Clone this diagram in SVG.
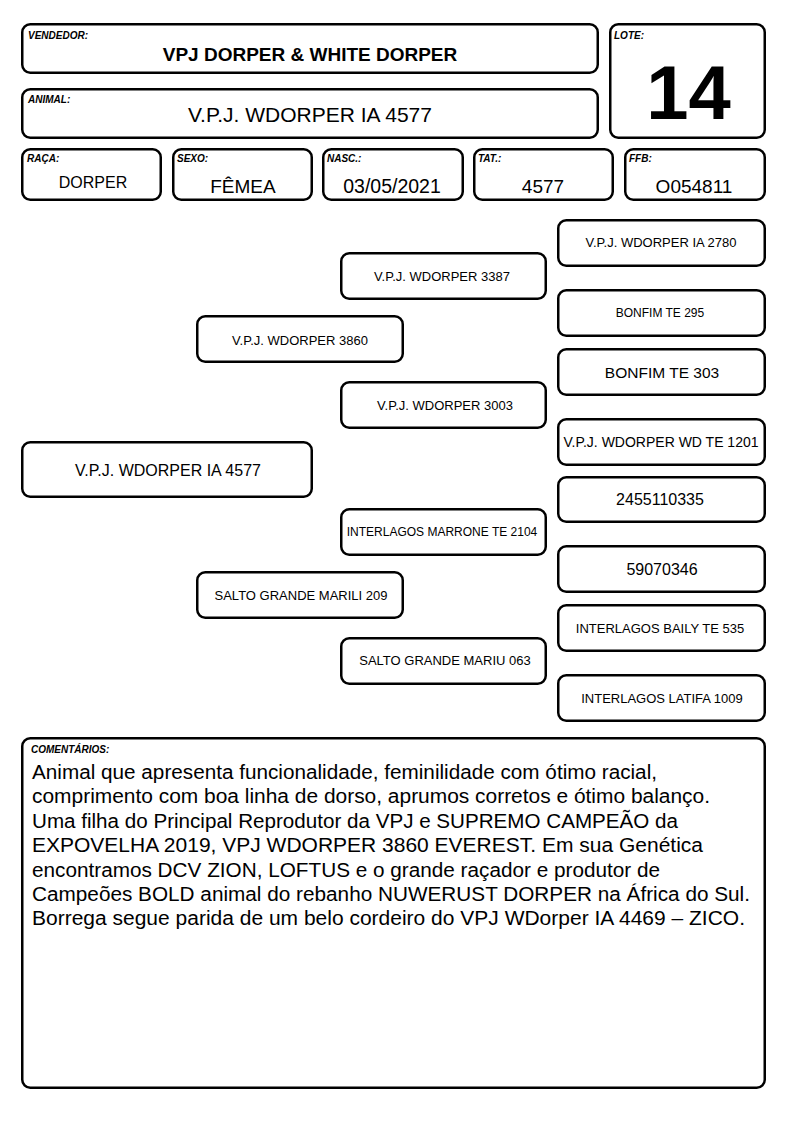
<svg xmlns="http://www.w3.org/2000/svg" width="794" height="1123" viewBox="0 0 794 1123">
<style>
.box{fill:#fff;stroke:#000;stroke-width:2.5}
.lbl{font-family:"Liberation Sans",Arial,sans-serif;font-size:10px;font-weight:bold;font-style:italic;fill:#000}
.t{font-family:"Liberation Sans",Arial,sans-serif;fill:#000;text-anchor:middle}
.c{font-family:"Liberation Sans",Arial,sans-serif;fill:#000;font-size:19.5px}
</style>
<rect width="794" height="1123" fill="#fff"/>
<g id="vendedor">
<rect class="box" x="22.25" y="24.25" width="575.5" height="48.5" rx="8"/>
<text class="lbl" x="28" y="38.7">VENDEDOR:</text>
<text class="t" x="310" y="61" font-size="19" font-weight="bold">VPJ DORPER &amp; WHITE DORPER</text>
</g>
<g id="lote">
<rect class="box" x="610.25" y="24.25" width="154.5" height="113.5" rx="8"/>
<text class="lbl" x="614" y="38.7">LOTE:</text>
<text class="t" x="688.5" y="118.7" font-size="76" font-weight="bold">14</text>
</g>
<g id="animal">
<rect class="box" x="22.25" y="89.25" width="575.5" height="48.5" rx="8"/>
<text class="lbl" x="28" y="103">ANIMAL:</text>
<text class="t" x="310" y="122.3" font-size="21">V.P.J. WDORPER IA 4577</text>
</g>
<g id="raca">
<rect class="box" x="22.25" y="149.25" width="138.5" height="50.5" rx="8"/>
<text class="lbl" x="27" y="162">RAÇA:</text>
<text class="t" x="93" y="188.3" font-size="16">DORPER</text>
</g>
<g id="sexo">
<rect class="box" x="173.25" y="149.25" width="138.5" height="50.5" rx="8"/>
<text class="lbl" x="177" y="162">SEXO:</text>
<text class="t" x="243" y="193.3" font-size="19">FÊMEA</text>
</g>
<g id="nasc">
<rect class="box" x="323.25" y="149.25" width="139.5" height="50.5" rx="8"/>
<text class="lbl" x="327" y="162">NASC.:</text>
<text class="t" x="392" y="193.3" font-size="19.5">03/05/2021</text>
</g>
<g id="tat">
<rect class="box" x="474.25" y="149.25" width="138.5" height="50.5" rx="8"/>
<text class="lbl" x="478" y="162">TAT.:</text>
<text class="t" x="543" y="193.3" font-size="19">4577</text>
</g>
<g id="ffb">
<rect class="box" x="625.25" y="149.25" width="139.5" height="50.5" rx="8"/>
<text class="lbl" x="629" y="162">FFB:</text>
<text class="t" x="694" y="193.3" font-size="19">O054811</text>
</g>
<g id="connectors"></g>
<g id="p-main">
<rect class="box" x="22.25" y="442.25" width="289.5" height="54.5" rx="8"/>
<text class="t" x="168" y="476" font-size="16">V.P.J. WDORPER IA 4577</text>
</g>
<g id="p-3860">
<rect class="box" x="197.25" y="316.25" width="205.5" height="45.5" rx="8"/>
<text class="t" x="300" y="344.7" font-size="13">V.P.J. WDORPER 3860</text>
</g>
<g id="p-marili">
<rect class="box" x="197.25" y="572.25" width="205.5" height="45.5" rx="8"/>
<text class="t" x="301" y="599.7" font-size="13">SALTO GRANDE MARILI 209</text>
</g>
<g id="p-3387">
<rect class="box" x="341.25" y="253.25" width="204.5" height="45.5" rx="8"/>
<text class="t" x="442" y="280.7" font-size="13">V.P.J. WDORPER 3387</text>
</g>
<g id="p-3003">
<rect class="box" x="341.25" y="382.25" width="204.5" height="45.5" rx="8"/>
<text class="t" x="445" y="409.7" font-size="13">V.P.J. WDORPER 3003</text>
</g>
<g id="p-marrone">
<rect class="box" x="341.25" y="509.25" width="204.5" height="45.5" rx="8"/>
<text class="t" x="442" y="536.3" font-size="12">INTERLAGOS MARRONE TE 2104</text>
</g>
<g id="p-mariu">
<rect class="box" x="341.25" y="638.25" width="204.5" height="45.5" rx="8"/>
<text class="t" x="445" y="665.2" font-size="13">SALTO GRANDE MARIU 063</text>
</g>
<g id="p-2780">
<rect class="box" x="558.25" y="220.25" width="206.5" height="45.5" rx="8"/>
<text class="t" x="661" y="247.3" font-size="13">V.P.J. WDORPER IA 2780</text>
</g>
<g id="p-bonfim295">
<rect class="box" x="558.25" y="290.25" width="206.5" height="45.5" rx="8"/>
<text class="t" x="660" y="317" font-size="12">BONFIM TE 295</text>
</g>
<g id="p-bonfim303">
<rect class="box" x="558.25" y="349.25" width="206.5" height="45.5" rx="8"/>
<text class="t" x="662" y="377.5" font-size="15.5">BONFIM TE 303</text>
</g>
<g id="p-1201">
<rect class="box" x="558.25" y="419.25" width="206.5" height="45.5" rx="8"/>
<text class="t" x="661" y="446.7" font-size="14">V.P.J. WDORPER WD TE 1201</text>
</g>
<g id="p-2455110335">
<rect class="box" x="558.25" y="477.25" width="206.5" height="44.5" rx="8"/>
<text class="t" x="660" y="505" font-size="16">2455110335</text>
</g>
<g id="p-59070346">
<rect class="box" x="558.25" y="546.25" width="206.5" height="45.5" rx="8"/>
<text class="t" x="662" y="574.5" font-size="16">59070346</text>
</g>
<g id="p-baily">
<rect class="box" x="558.25" y="605.25" width="206.5" height="45.5" rx="8"/>
<text class="t" x="660" y="632.7" font-size="13">INTERLAGOS BAILY TE 535</text>
</g>
<g id="p-latifa">
<rect class="box" x="558.25" y="675.25" width="206.5" height="45.5" rx="8"/>
<text class="t" x="662" y="702.7" font-size="13">INTERLAGOS LATIFA 1009</text>
</g>
<g id="comentarios">
<rect class="box" x="22.25" y="738.25" width="742.5" height="349.5" rx="8"/>
<text class="lbl" x="31" y="752.7">COMENTÁRIOS:</text>
<text class="c" x="32" y="779" textLength="625" lengthAdjust="spacingAndGlyphs">Animal que apresenta funcionalidade, feminilidade com ótimo racial,</text>
<text class="c" x="32" y="803.4" textLength="678" lengthAdjust="spacingAndGlyphs">comprimento com boa linha de dorso, aprumos corretos e ótimo balanço.</text>
<text class="c" x="32" y="827.8" textLength="646" lengthAdjust="spacingAndGlyphs">Uma filha do Principal Reprodutor da VPJ e SUPREMO CAMPEÃO da</text>
<text class="c" x="32" y="852.2" textLength="671" lengthAdjust="spacingAndGlyphs">EXPOVELHA 2019, VPJ WDORPER 3860 EVEREST. Em sua Genética</text>
<text class="c" x="32" y="876.6" textLength="628" lengthAdjust="spacingAndGlyphs">encontramos DCV ZION, LOFTUS e o grande raçador e produtor de</text>
<text class="c" x="32" y="901" textLength="718" lengthAdjust="spacingAndGlyphs">Campeões BOLD animal do rebanho NUWERUST DORPER na África do Sul.</text>
<text class="c" x="32" y="925.4" textLength="713" lengthAdjust="spacingAndGlyphs">Borrega segue parida de um belo cordeiro do VPJ WDorper IA 4469 – ZICO.</text>
</g>
</svg>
==================================================
WHAT THE TASK ASKS:
Replicate the material above verbatim; images stay out of the copy.

FULL RESPONSE:
Clone this diagram in SVG.
<svg xmlns="http://www.w3.org/2000/svg" width="794" height="1123" viewBox="0 0 794 1123">
<style>
.box{fill:#fff;stroke:#000;stroke-width:2.5}
.lbl{font-family:"Liberation Sans",Arial,sans-serif;font-size:10px;font-weight:bold;font-style:italic;fill:#000}
.t{font-family:"Liberation Sans",Arial,sans-serif;fill:#000;text-anchor:middle}
.c{font-family:"Liberation Sans",Arial,sans-serif;fill:#000;font-size:19.5px}
</style>
<rect width="794" height="1123" fill="#fff"/>
<g id="vendedor">
<rect class="box" x="22.25" y="24.25" width="575.5" height="48.5" rx="8"/>
<text class="lbl" x="28" y="38.7">VENDEDOR:</text>
<text class="t" x="310" y="61" font-size="19" font-weight="bold">VPJ DORPER &amp; WHITE DORPER</text>
</g>
<g id="lote">
<rect class="box" x="610.25" y="24.25" width="154.5" height="113.5" rx="8"/>
<text class="lbl" x="614" y="38.7">LOTE:</text>
<text class="t" x="688.5" y="118.7" font-size="76" font-weight="bold">14</text>
</g>
<g id="animal">
<rect class="box" x="22.25" y="89.25" width="575.5" height="48.5" rx="8"/>
<text class="lbl" x="28" y="103">ANIMAL:</text>
<text class="t" x="310" y="122.3" font-size="21">V.P.J. WDORPER IA 4577</text>
</g>
<g id="raca">
<rect class="box" x="22.25" y="149.25" width="138.5" height="50.5" rx="8"/>
<text class="lbl" x="27" y="162">RAÇA:</text>
<text class="t" x="93" y="188.3" font-size="16">DORPER</text>
</g>
<g id="sexo">
<rect class="box" x="173.25" y="149.25" width="138.5" height="50.5" rx="8"/>
<text class="lbl" x="177" y="162">SEXO:</text>
<text class="t" x="243" y="193.3" font-size="19">FÊMEA</text>
</g>
<g id="nasc">
<rect class="box" x="323.25" y="149.25" width="139.5" height="50.5" rx="8"/>
<text class="lbl" x="327" y="162">NASC.:</text>
<text class="t" x="392" y="193.3" font-size="19.5">03/05/2021</text>
</g>
<g id="tat">
<rect class="box" x="474.25" y="149.25" width="138.5" height="50.5" rx="8"/>
<text class="lbl" x="478" y="162">TAT.:</text>
<text class="t" x="543" y="193.3" font-size="19">4577</text>
</g>
<g id="ffb">
<rect class="box" x="625.25" y="149.25" width="139.5" height="50.5" rx="8"/>
<text class="lbl" x="629" y="162">FFB:</text>
<text class="t" x="694" y="193.3" font-size="19">O054811</text>
</g>
<g id="connectors"></g>
<g id="p-main">
<rect class="box" x="22.25" y="442.25" width="289.5" height="54.5" rx="8"/>
<text class="t" x="168" y="476" font-size="16">V.P.J. WDORPER IA 4577</text>
</g>
<g id="p-3860">
<rect class="box" x="197.25" y="316.25" width="205.5" height="45.5" rx="8"/>
<text class="t" x="300" y="344.7" font-size="13">V.P.J. WDORPER 3860</text>
</g>
<g id="p-marili">
<rect class="box" x="197.25" y="572.25" width="205.5" height="45.5" rx="8"/>
<text class="t" x="301" y="599.7" font-size="13">SALTO GRANDE MARILI 209</text>
</g>
<g id="p-3387">
<rect class="box" x="341.25" y="253.25" width="204.5" height="45.5" rx="8"/>
<text class="t" x="442" y="280.7" font-size="13">V.P.J. WDORPER 3387</text>
</g>
<g id="p-3003">
<rect class="box" x="341.25" y="382.25" width="204.5" height="45.5" rx="8"/>
<text class="t" x="445" y="409.7" font-size="13">V.P.J. WDORPER 3003</text>
</g>
<g id="p-marrone">
<rect class="box" x="341.25" y="509.25" width="204.5" height="45.5" rx="8"/>
<text class="t" x="442" y="536.3" font-size="12">INTERLAGOS MARRONE TE 2104</text>
</g>
<g id="p-mariu">
<rect class="box" x="341.25" y="638.25" width="204.5" height="45.5" rx="8"/>
<text class="t" x="445" y="665.2" font-size="13">SALTO GRANDE MARIU 063</text>
</g>
<g id="p-2780">
<rect class="box" x="558.25" y="220.25" width="206.5" height="45.5" rx="8"/>
<text class="t" x="661" y="247.3" font-size="13">V.P.J. WDORPER IA 2780</text>
</g>
<g id="p-bonfim295">
<rect class="box" x="558.25" y="290.25" width="206.5" height="45.5" rx="8"/>
<text class="t" x="660" y="317" font-size="12">BONFIM TE 295</text>
</g>
<g id="p-bonfim303">
<rect class="box" x="558.25" y="349.25" width="206.5" height="45.5" rx="8"/>
<text class="t" x="662" y="377.5" font-size="15.5">BONFIM TE 303</text>
</g>
<g id="p-1201">
<rect class="box" x="558.25" y="419.25" width="206.5" height="45.5" rx="8"/>
<text class="t" x="661" y="446.7" font-size="14">V.P.J. WDORPER WD TE 1201</text>
</g>
<g id="p-2455110335">
<rect class="box" x="558.25" y="477.25" width="206.5" height="44.5" rx="8"/>
<text class="t" x="660" y="505" font-size="16">2455110335</text>
</g>
<g id="p-59070346">
<rect class="box" x="558.25" y="546.25" width="206.5" height="45.5" rx="8"/>
<text class="t" x="662" y="574.5" font-size="16">59070346</text>
</g>
<g id="p-baily">
<rect class="box" x="558.25" y="605.25" width="206.5" height="45.5" rx="8"/>
<text class="t" x="660" y="632.7" font-size="13">INTERLAGOS BAILY TE 535</text>
</g>
<g id="p-latifa">
<rect class="box" x="558.25" y="675.25" width="206.5" height="45.5" rx="8"/>
<text class="t" x="662" y="702.7" font-size="13">INTERLAGOS LATIFA 1009</text>
</g>
<g id="comentarios">
<rect class="box" x="22.25" y="738.25" width="742.5" height="349.5" rx="8"/>
<text class="lbl" x="31" y="752.7">COMENTÁRIOS:</text>
<text class="c" x="32" y="779" textLength="625" lengthAdjust="spacingAndGlyphs">Animal que apresenta funcionalidade, feminilidade com ótimo racial,</text>
<text class="c" x="32" y="803.4" textLength="678" lengthAdjust="spacingAndGlyphs">comprimento com boa linha de dorso, aprumos corretos e ótimo balanço.</text>
<text class="c" x="32" y="827.8" textLength="646" lengthAdjust="spacingAndGlyphs">Uma filha do Principal Reprodutor da VPJ e SUPREMO CAMPEÃO da</text>
<text class="c" x="32" y="852.2" textLength="671" lengthAdjust="spacingAndGlyphs">EXPOVELHA 2019, VPJ WDORPER 3860 EVEREST. Em sua Genética</text>
<text class="c" x="32" y="876.6" textLength="628" lengthAdjust="spacingAndGlyphs">encontramos DCV ZION, LOFTUS e o grande raçador e produtor de</text>
<text class="c" x="32" y="901" textLength="718" lengthAdjust="spacingAndGlyphs">Campeões BOLD animal do rebanho NUWERUST DORPER na África do Sul.</text>
<text class="c" x="32" y="925.4" textLength="713" lengthAdjust="spacingAndGlyphs">Borrega segue parida de um belo cordeiro do VPJ WDorper IA 4469 – ZICO.</text>
</g>
</svg>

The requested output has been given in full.